If set to True, then the special char only has its special meaning when preceded by an escape.

So the option text=dg.TemplateGenerator(r’dr_v’, escapeSpecialChars=True) will generate the values "dr_0""dr_999" when applied to the values zero to 999.

This conforms to earlier implementations for backwards compatibility.

Note

Setting the argument escapeSpecialChars=False means that the special char does not need to be escaped to be treated as a special char. But it must be escaped to be treated as a literal char.

If the escapeSpecialChars option is set to True, then the following char only has its special meaning when preceded by an escape.

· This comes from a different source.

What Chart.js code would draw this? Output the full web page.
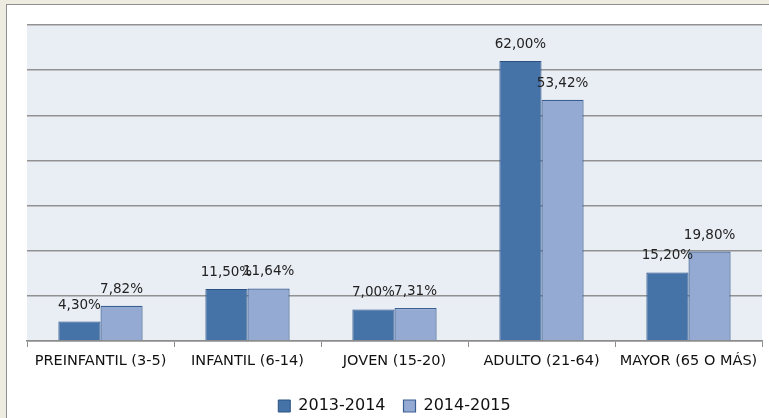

Some options must be always escaped for example \\v, \\n and \\w.

A special case exists for \\v - if immediately followed by a digit 0 - 9, the underlying base value is interpreted as an array of values and the nth element is retrieved where n is the digit specified.

The escapeSpecialChars is set to False by default for backwards compatibility.

To use the escapeSpecialChars option, use the variant text=dg.TemplateGenerator(template=..., escapeSpecialChars=True)

Using a custom word list

The template generator allows specification of a custom word list also. This is a list of words that can be used in the template generation. The default word list is the ipsum lorem word list.

While the values option allows for the specification of a list of categorical values, this is transmitted as part of the generated SQL. The use of the TemplateGenerator object with a custom word list allows for specification of much larger lists of possible values without the need to transmit them as part of the generated SQL.

For example the following code snippet illustrates the use of a custom word list:

import dbldatagen as dg

names = ['alpha', 'beta', 'gamma', 'lambda', 'theta']

df_spec = (
     dg.DataGenerator(sparkSession=spark, name="test_data_set1", rows=100000,
                      partitions=4, randomSeedMethod="hash_fieldname")
    .withIdOutput()
    .withColumn("email", "string",
                    template=r'\w.\w@\w.com|\w@\w.co.u\k')
    .withColumn("ip_addr", "string",
                     template=r'\n.\n.\n.\n')
    .withColumn("phone", "string",
                     template=r'(ddd)-ddd-dddd|1(ddd) ddd-dddd|ddd ddddddd')

    # implements the same pattern as for `phone` but using the `TemplateGenerator` class
    .withColumn("phone2", "string",
                     text=dg.TemplateGenerator(r'(ddd)-ddd-dddd|1(ddd) ddd-dddd|ddd ddddddd'))

    # uses a custom word list
    .withColumn("name", "string",
                     text=dg.TemplateGenerator(r'\w \w|\w \w \w|\w \a. \w',
                                               escapeSpecialChars=True,
                                               extendedWordList=names))
    )

df = df_spec.build()
display(df)

Here the names variable is a list of names that can be used in the template generation.

While this is short list in this case, it could be a much larger list of names either specified as a literal, or read from another dataframe, file, table or produced from another source.

As this is not transmitted as part of the generated SQL, it allows for much larger lists of possible values.

Other forms of text value lookup

The use of the values option and the template option with a TemplateGenerator instance allow for generation of data when the range of possible values is known.

But what about scenarios when the list of data is read from a different table or some other form of lookup?

As the output of the data generation build() method is a regular PySpark DataFrame, it is possible to join the generated data with other data sources to generate the required data.

In these cases, the generator can be specified to produce lookup keys that can be used to join with the other data sources.